World Famous People (Inventor) - Rudolf Christian Karl Diesel (1858-1913)



World Famous People - A German engineer and inventor who contributed to the advancement of technology with his internal-combustion engine. Although he was best recognized for his invention of the pressure-ignited heat engine that bears his name, Rudolf Diesel was also an eminent thermal engineer, a linguist, a "connoisseur" of the arts, and a social theorist.

He was born on March 18, 1858. His parents were Bavarian.
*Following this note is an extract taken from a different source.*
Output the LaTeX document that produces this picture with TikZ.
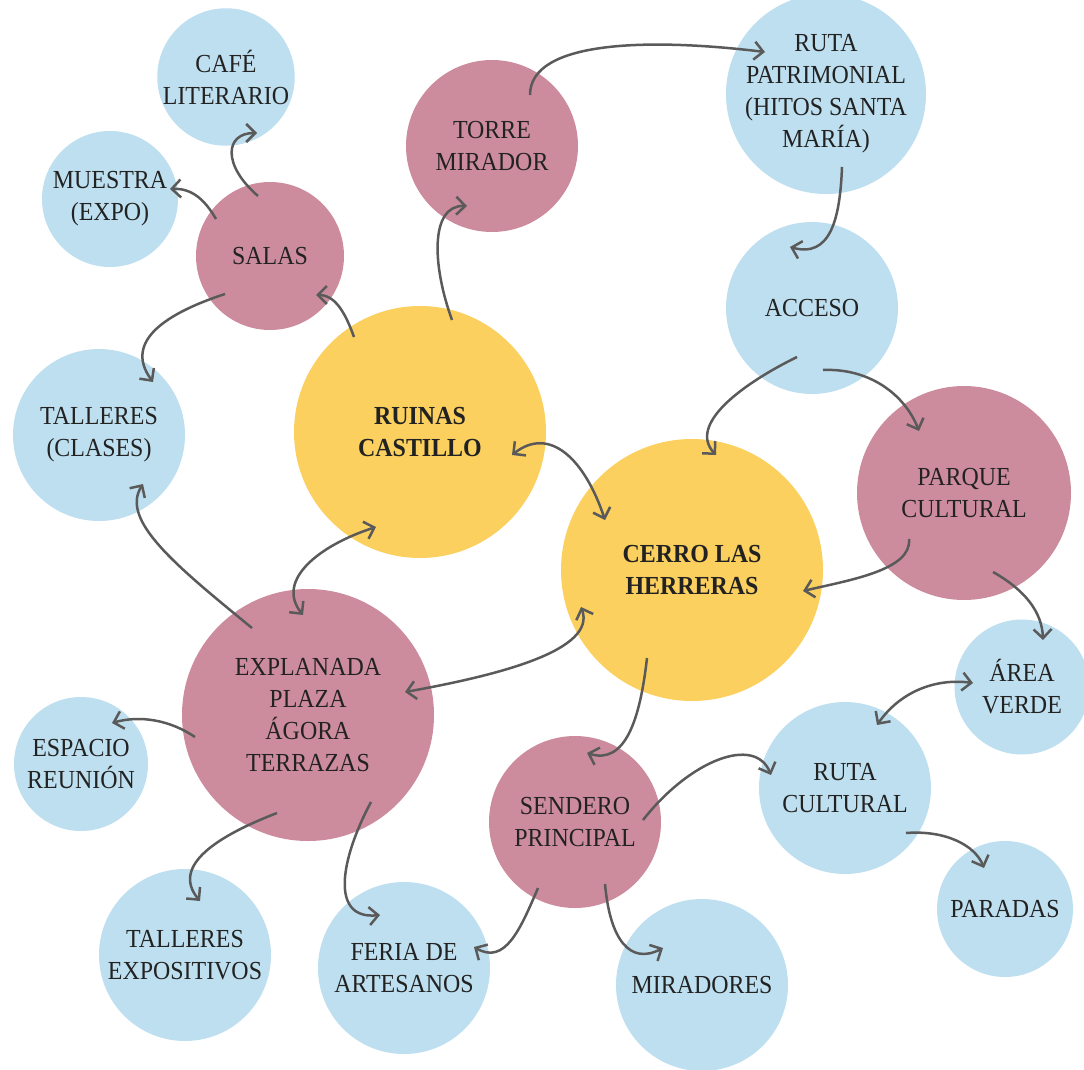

Diesel pursued his education in England and at the Polytechnic School in Munich. He worked as a mechanic and parts designer for two years at the Sulzer Machine Works of Winterthur in Switzerland. In 1880, he returned to Paris and began his career. He joined the Linde Refrigeration Enterprises and worked as a refrigerator engineer.
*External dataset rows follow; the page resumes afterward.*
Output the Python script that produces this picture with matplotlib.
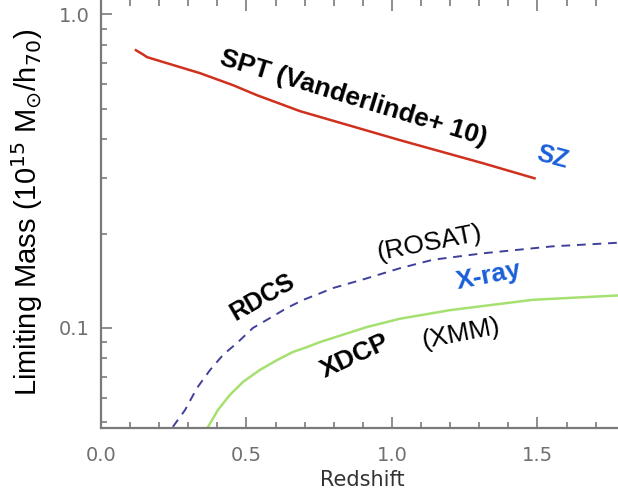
import matplotlib
matplotlib.use("Agg")
import matplotlib.pyplot as plt
from matplotlib.ticker import FixedLocator, NullFormatter

plt.rcParams["font.family"] = ["Liberation Sans", "DejaVu Sans"]

# SPT (Vanderlinde+ 10) selection limit
spt_z = [0.12, 0.144, 0.158, 0.227, 0.340, 0.454, 0.536, 0.684, 1.027, 1.313, 1.49]
spt_m = [0.768, 0.745, 0.730, 0.698, 0.649, 0.594, 0.552, 0.491, 0.397, 0.335, 0.30]

# RDCS (ROSAT)
rdcs_z = [0.247, 0.289, 0.330, 0.375, 0.419, 0.471, 0.522, 0.581, 0.639, 0.694,
          0.753, 0.797, 0.914, 1.027, 1.141, 1.313, 1.55, 1.78]
rdcs_m = [0.0484, 0.0548, 0.0644, 0.0735, 0.082, 0.0902, 0.100, 0.1076, 0.1158, 0.1228,
          0.129, 0.134, 0.144, 0.155, 0.165, 0.173, 0.182, 0.187]

# XDCP (XMM)
xdcp_z = [0.368, 0.402, 0.443, 0.488, 0.546, 0.605, 0.660, 0.708, 0.753, 0.914,
          1.027, 1.2, 1.485, 1.78]
xdcp_m = [0.0484, 0.0548, 0.0612, 0.0673, 0.0735, 0.079, 0.0839, 0.0869, 0.0902, 0.1007,
          0.107, 0.114, 0.123, 0.127]

x_ticks = [0.0, 0.5, 1.0, 1.5]
y_ticks = [0.1, 1.0]
y_minor = [0.05, 0.06, 0.07, 0.08, 0.09, 0.2, 0.3, 0.4, 0.5, 0.6, 0.7, 0.8, 0.9]

RED = "#d0301e"
NAVY = "#40409c"
GREEN = "#a6e070"
BLUE = "#1a5fd8"
AXIS_GRAY = "#7a7a7a"
TICK_TEXT = "#707070"

W, H = 618, 497
fig = plt.figure(figsize=(W / 100, H / 100), dpi=100)
ax = fig.add_axes([101 / W, 69 / H, 517 / W, 428 / H])

ax.plot(spt_z, spt_m, color=RED, linewidth=1.8, solid_joinstyle="round")
ax.plot(rdcs_z, rdcs_m, color=NAVY, linewidth=1.4, linestyle=(0, (4.5, 3.5)))
ax.plot(xdcp_z, xdcp_m, color=GREEN, linewidth=1.8, solid_joinstyle="round")

ax.set_yscale("log")
ax.set_xlim(0, 1.777)
ax.set_ylim(0.048, 1.11)

ax.xaxis.set_major_locator(FixedLocator(x_ticks))
ax.xaxis.set_minor_locator(FixedLocator([i / 10 for i in range(18)]))
ax.yaxis.set_major_locator(FixedLocator(y_ticks))
ax.yaxis.set_minor_locator(FixedLocator(y_minor))
ax.yaxis.set_minor_formatter(NullFormatter())
ax.set_xticklabels([f"{t:.1f}" for t in x_ticks], family="DejaVu Sans")
ax.set_yticklabels([f"{t:.1f}" for t in y_ticks], family="DejaVu Sans")

ax.tick_params(which="both", direction="in", color=AXIS_GRAY, width=1.2,
               top=True, right=False, labelsize=14, labelcolor=TICK_TEXT)
ax.tick_params(which="major", length=8)
ax.tick_params(which="minor", length=4.5)
ax.tick_params(axis="x", which="major", pad=13)
ax.tick_params(axis="y", which="major", pad=8)

for side in ["left", "bottom"]:
    ax.spines[side].set_color(AXIS_GRAY)
    ax.spines[side].set_linewidth(1.6)
for side in ["top", "right"]:
    ax.spines[side].set_visible(False)

fig.text(362 / W, 1 - 480 / H, "Redshift", family="DejaVu Sans", fontsize=15,
         color="#333333", ha="center", va="center")
fig.text(27 / W, 1 - 212 / H, r"Limiting Mass (10$^{15}$ M$_{\odot}$/h$_{70}$)",
         rotation=90, ha="center", va="center", fontsize=21)


def label(px, py, s, rot, **kw):
    fig.text(px / W, 1 - py / H, s, rotation=rot, ha="center", va="center",
             rotation_mode="anchor", **kw)


label(353, 98, "SPT (Vanderlinde+ 10)", -17, fontsize=19, fontweight="bold")
label(553, 157, "SZ", -15, fontsize=18, fontweight="bold", color=BLUE)
label(429, 243, "(ROSAT)", 11, fontsize=19)
label(262, 297, "RDCS", 30, fontsize=18, fontweight="bold")
label(489, 276, "X-ray", 11, fontsize=19, fontweight="bold", color=BLUE)
label(355, 356, "XDCP", 25, fontsize=19, fontweight="bold")
label(461, 334, "(XMM)", 11, fontsize=19)

fig.savefig("out.png", dpi=100)
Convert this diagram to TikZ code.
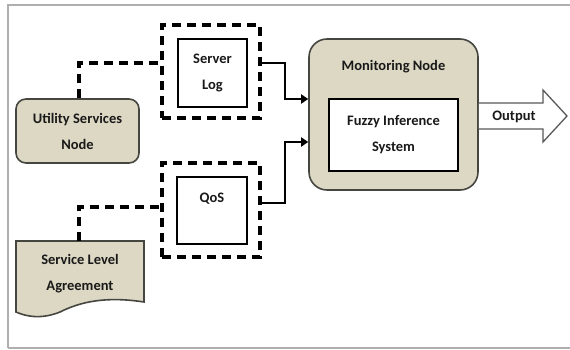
\documentclass[tikz,border=0pt]{standalone}
\usepackage{fontspec}
\setmainfont{Carlito}
\usetikzlibrary{arrows.meta,calc}
\definecolor{tanfill}{RGB}{221,216,195}
\definecolor{edgegray}{RGB}{70,70,65}
\definecolor{framegray}{RGB}{175,175,175}
\definecolor{txt}{RGB}{25,25,25}
\begin{document}
\begin{tikzpicture}[x=1pt,y=-1pt,
  every node/.style={font=\fontsize{14.5}{26}\selectfont\bfseries, text=txt, align=center, inner sep=0pt},
  tannode/.style={draw=edgegray, fill=tanfill, line width=1.6pt},
  innerbox/.style={draw=black, line width=1.1pt, fill=white},
  dashbox/.style={draw=black, line width=3.2pt, dash pattern=on 9pt off 6pt},
  dashline/.style={draw=black, line width=3.2pt, dash pattern=on 9pt off 6pt},
  solidarrow/.style={draw=black, line width=2.8pt, -{Triangle[length=7pt,width=9pt]}},
  outarrow/.style={draw=gray!70!black, line width=1.3pt, fill=white, line join=miter}
]
\useasboundingbox (0,0) rectangle (570,350);
% frame
\draw[framegray, line width=1.5pt] (8,348) -- (8,5) -- (580,5);
\draw[framegray, line width=1.5pt] (8,348) -- (580,348);

% Utility Services Node
\node[tannode, rounded corners=10pt, minimum width=123pt, minimum height=64pt] (USN) at (77.5,131) {Utility Services\\Node};

% Service Level Agreement (document shape)
\draw[tannode] (16,241) -- (144,241) -- (144,302) .. controls (105,296) and (80,302) .. (60,312) .. controls (40,320) and (25,316) .. (16,312) -- cycle;
\node (SLA) at (80,274) {Service Level\\Agreement};
\coordinate (SLAtop) at (79,241);

% Server Log group
\node[dashbox, minimum width=98pt, minimum height=93pt] (SLdash) at (211,71.5) {};
\node[innerbox, minimum width=69pt, minimum height=68pt] (SL) at (212.5,73) {Server\\Log};

% QoS group
\node[dashbox, minimum width=98pt, minimum height=94pt] (Qdash) at (211,210) {};
\node[innerbox, minimum width=70pt, minimum height=67pt] (Q) at (212,210.5) {};
\node (QT) at (212,199) {QoS};

% Monitoring Node
\node[tannode, rounded corners=18pt, minimum width=169pt, minimum height=151pt] (MN) at (393.5,114.5) {};
\node (MNt) at (393.5,67) {Monitoring Node};
\node[innerbox, minimum width=129pt, minimum height=72pt] (FIS) at (393.5,135) {Fuzzy Inference\\System};

% dashed connectors
\draw[dashline] (USN.north -| 79,0) |- ([yshift=8.5pt]SLdash.west);
\draw[dashline] (SLAtop) |- ([yshift=3pt]Qdash.west);

% solid arrows
\draw[solidarrow] ([yshift=8.5pt]SLdash.east) -| (285,99) -- ([yshift=15.5pt]MN.west);
\draw[solidarrow] ([yshift=7pt]Qdash.east) -| (285,142) -- ([yshift=-27.5pt]MN.west);

% output arrow
\draw[outarrow] (MN.east |- 0,103) -- (543,103) -- (543,90) -- (567,116) -- (543,142) -- (543,129) -- (MN.east |- 0,129);
\node (OUT) at (514,117) {Output};
\end{tikzpicture}
\end{document}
During the year 1885, Rudolf established his first shop-laboratory in Paris and began his 13-year ordeal of creating and developing his distinctive engine. He moved to the Berlin branch to continue his search for an efficient internal-combustion engine, in 1890. In 1892, he received a patent for his internal-combustion engine, which utilized auto-ignition of fuel. His ideas for a machine where the combustion would be transported within the cylinder were published. On August 10, 1893, in Augsburg, Diesel's prime model, which was composed of only a 10-foot iron cylinder with a flywheel at its base, operated on its own power for the first time. For ten years he developed various heat engines, including a solar-powered air engine. Diesel spent two more years at improvements and in 1896, he presented an enhanced model that was very successful commercially .He constructed the first successful diesel engine, employing low-cost fuel while he was associated with the Krupp firm in Essen. His "rational heat motor" demonstrated the first compression-ignition engine in 1897. Commercial manufacture was delayed another year and began at a very gradual pace. However, by 1898 Diesel became very wealthy from franchise fees in great part international. His engines were utilized to power electric and water plants, pipelines, automobiles and trucks, and marine craft, and soon after were employed in applications that included oil fields, mines, factories, and transoceanic shipping. Rudolf spent most of his life at his factory in Augsburg.

On September 29,1913, while on a voyage to London, England, Diesel was lost overboard from the steamer Dresden and drowned in the English Channel.